As a lad I loved the Compline lesson which describes the devil making a dreadful noise as he/she looks for someone to destroy. Up comes the bed sheet. I’m safe under the covers. From St. Peter’s standpoint the world looks a rather dangerous place after all. Perhaps those who warn of disaster in the world or disaster in the church have a point? After all there’s a whole pile of daily examples to cite just to show how bad things are. They are real; or at least some of them are real. No wonder our ecclesiastical Uncle Burps sit before their computers and moan, while Uncle Sid, watches the latest from Iraq or Washington DC.

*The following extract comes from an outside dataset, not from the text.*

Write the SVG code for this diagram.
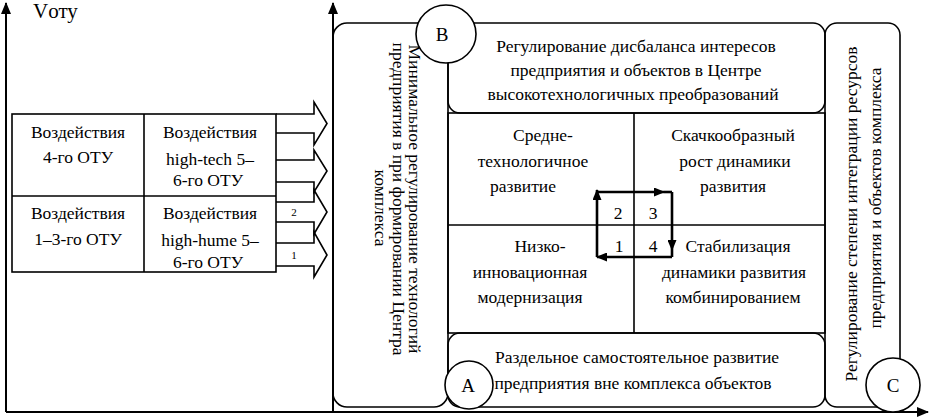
<svg xmlns="http://www.w3.org/2000/svg" width="930" height="420" viewBox="0 0 930 420">
<style>
.t{font-family:"Liberation Serif","Times New Roman",serif;font-size:17.5px;fill:#000;text-anchor:middle}
.s{font-family:"Liberation Serif","Times New Roman",serif;font-size:11px;fill:#000;text-anchor:middle}
.l{font-family:"Liberation Serif","Times New Roman",serif;font-size:19px;fill:#000;text-anchor:middle}
.ln{fill:none;stroke:#000;stroke-width:1.6}
.ax{fill:none;stroke:#000;stroke-width:2}
.thk{fill:none;stroke:#000;stroke-width:2.6}
.cir{fill:#fff;stroke:#000;stroke-width:1.6}
</style>
<defs>
<marker id="axh" markerWidth="12" markerHeight="10" refX="11" refY="5" orient="auto" markerUnits="userSpaceOnUse">
<path d="M0,0 L12,5 L0,10 Z" fill="#000"/>
</marker>
<marker id="sh" markerWidth="11" markerHeight="9" refX="10" refY="4.5" orient="auto" markerUnits="userSpaceOnUse">
<path d="M0,0 L11,4.5 L0,9 Z" fill="#000"/>
</marker>
</defs>
<rect width="930" height="420" fill="#fff"/>

<g id="axes">
<line class="ax" x1="6" y1="412" x2="6" y2="3" marker-end="url(#axh)"/>
<line class="ax" x1="333" y1="412" x2="333" y2="3" marker-end="url(#axh)"/>
<line class="ax" x1="6" y1="412" x2="928" y2="412" marker-end="url(#axh)"/>
<text class="l" x="33" y="18" style="font-size:21px;text-anchor:start">Vоту</text>
</g>

<g id="impact-table">
<rect class="ln" x="12" y="114" width="264" height="158"/>
<line class="ln" x1="144" y1="114" x2="144" y2="272"/>
<line class="ln" x1="12" y1="196" x2="276" y2="196"/>
<text class="t" x="78" y="138">Воздействия</text>
<text class="t" x="78" y="163">4-го ОТУ</text>
<text class="t" x="210" y="138">Воздействия</text>
<text class="t" x="210" y="165">high-tech 5–</text>
<text class="t" x="208" y="186">6-го ОТУ</text>
<text class="t" x="78" y="219">Воздействия</text>
<text class="t" x="78" y="245">1–3-го ОТУ</text>
<text class="t" x="210" y="219">Воздействия</text>
<text class="t" x="210" y="246">high-hume 5–</text>
<text class="t" x="208" y="268">6-го ОТУ</text>
</g>

<g id="connectors">
<path class="ln" d="M276,114 H314 V102 L327,123.5 L314,145 V133 H276"/>
<path class="ln" d="M276,160 H314 V150 L327,171 L314,192 V182 H276"/>
<path class="ln" d="M276,202 H314 V190 L327,212 L314,234 V222 H276"/>
<path class="ln" d="M276,243 H314 V232 L327,255 L314,277 V266 H276"/>
<text class="s" x="294" y="216">2</text>
<text class="s" x="294" y="259">1</text>
<line class="thk" x1="597" y1="257" x2="597" y2="190" marker-end="url(#sh)"/>
<line class="thk" x1="597" y1="192" x2="664" y2="192" marker-end="url(#sh)"/>
<line class="thk" x1="664" y1="192" x2="672" y2="192"/>
<line class="thk" x1="672" y1="192" x2="672" y2="250" marker-end="url(#sh)"/>
<line class="thk" x1="672" y1="250" x2="672" y2="257"/>
<line class="thk" x1="672" y1="257" x2="597" y2="257" marker-end="url(#sh)"/>
</g>

<g id="box-left">
<rect class="ln" x="333" y="23" width="115" height="384" rx="14"/>
<text class="t" transform="translate(409,199) rotate(90)">Минимальное регулирование технологий</text>
<text class="t" transform="translate(393,199) rotate(90)">предприятия в при формировании Центра</text>
<text class="t" transform="translate(375,208) rotate(90)">комплекса</text>
</g>

<g id="box-top">
<rect class="ln" x="448" y="23" width="377" height="90" rx="12"/>
<text class="t" x="636" y="52">Регулирование дисбаланса интересов</text>
<text class="t" x="636" y="76">предприятия и объектов в Центре</text>
<text class="t" x="633" y="100">высокотехнологичных преобразований</text>
</g>

<g id="matrix">
<rect class="ln" x="448" y="113" width="377" height="220"/>
<line class="ln" x1="634" y1="113" x2="634" y2="333"/>
<line class="ln" x1="448" y1="225" x2="825" y2="225"/>
<text class="t" x="543" y="141">Средне-</text>
<text class="t" x="533" y="167">технологичное</text>
<text class="t" x="523" y="192">развитие</text>
<text class="t" x="733" y="141">Скачкообразный</text>
<text class="t" x="735" y="167">рост динамики</text>
<text class="t" x="733" y="192">развития</text>
<text class="t" x="540" y="252">Низко-</text>
<text class="t" x="530" y="278">инновационная</text>
<text class="t" x="530" y="303">модернизация</text>
<text class="t" x="738" y="252">Стабилизация</text>
<text class="t" x="734" y="278">динамики развития</text>
<text class="t" x="733" y="303">комбинированием</text>
<text class="t" x="618" y="219">2</text>
<text class="t" x="653" y="219">3</text>
<text class="t" x="619" y="252">1</text>
<text class="t" x="653" y="252">4</text>
</g>

<g id="box-bottom">
<rect class="ln" x="448" y="333" width="377" height="74" rx="12"/>
<text class="t" x="637" y="363">Раздельное самостоятельное развитие</text>
<text class="t" x="633" y="389">предприятия вне комплекса объектов</text>
</g>

<g id="box-right">
<rect class="ln" x="825" y="23" width="75" height="384" rx="12"/>
<text class="t" transform="translate(857,214) rotate(-90)">Регулирование степени интеграции ресурсов</text>
<text class="t" transform="translate(881,198) rotate(-90)">предприятия и объектов комплекса</text>
</g>

<g id="node-B">
<ellipse class="cir" cx="446" cy="34" rx="30" ry="29"/>
<text class="l" x="442" y="41">B</text>
</g>
<g id="node-A">
<circle class="cir" cx="469" cy="385" r="24"/>
<text class="l" x="468" y="392">A</text>
</g>
<g id="node-C">
<circle class="cir" cx="893" cy="385" r="27"/>
<text class="l" x="893" y="392">C</text>
</g>
</svg>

There are of course those on the other extreme. To them all is good. Eden remains. All that is needed is a few self-help courses, some positive reinforcement and a grand plan to feed the world, and Glory will be here. Those who point out obvious examples of sheer wickedness are part of the problem. I do not doubt that tackling poverty is a desperate necessity and might, just might make the world “better”, but whether it will make the world less selfish, less confrontational, less envious is quite another matter.
Christians are pessimistic optimists. They believe that the world, yes, the world, and not just “bad people” needs to be made over. It’s as bad as that. Everyone needs to be made new, even those who think they have been made new and particularly those who are darn sure they are more virtuous than others. The world is a shambles. Uncles Burps and Sid are right. No amount of program or budget, system or project, act of legislation is going to unshamble the world fundamentally.
On the other hand it is God’s purpose to restore Eden and God’s will is to be done on earth as it is in heaven. Nor does that mean that we abandon our programs and budgets, projects and legislation and sit back while God works. The balance is understanding that our proposals also need a radical make over. How do we get truth and unity in the church together? How do we balance justice and mercy? Well I think I know that we all have to be delicate with the justice side. We are much too likely to be unjust. These contradictory aims are really no such thing, but when we decide to choose one rather than the other, we get neither.
An old missionary hymn begins with the words, “God is working his purpose out as year succeeds to year.” It is God who is working his purpose out and we need to be in that purpose. That takes a bit of humility.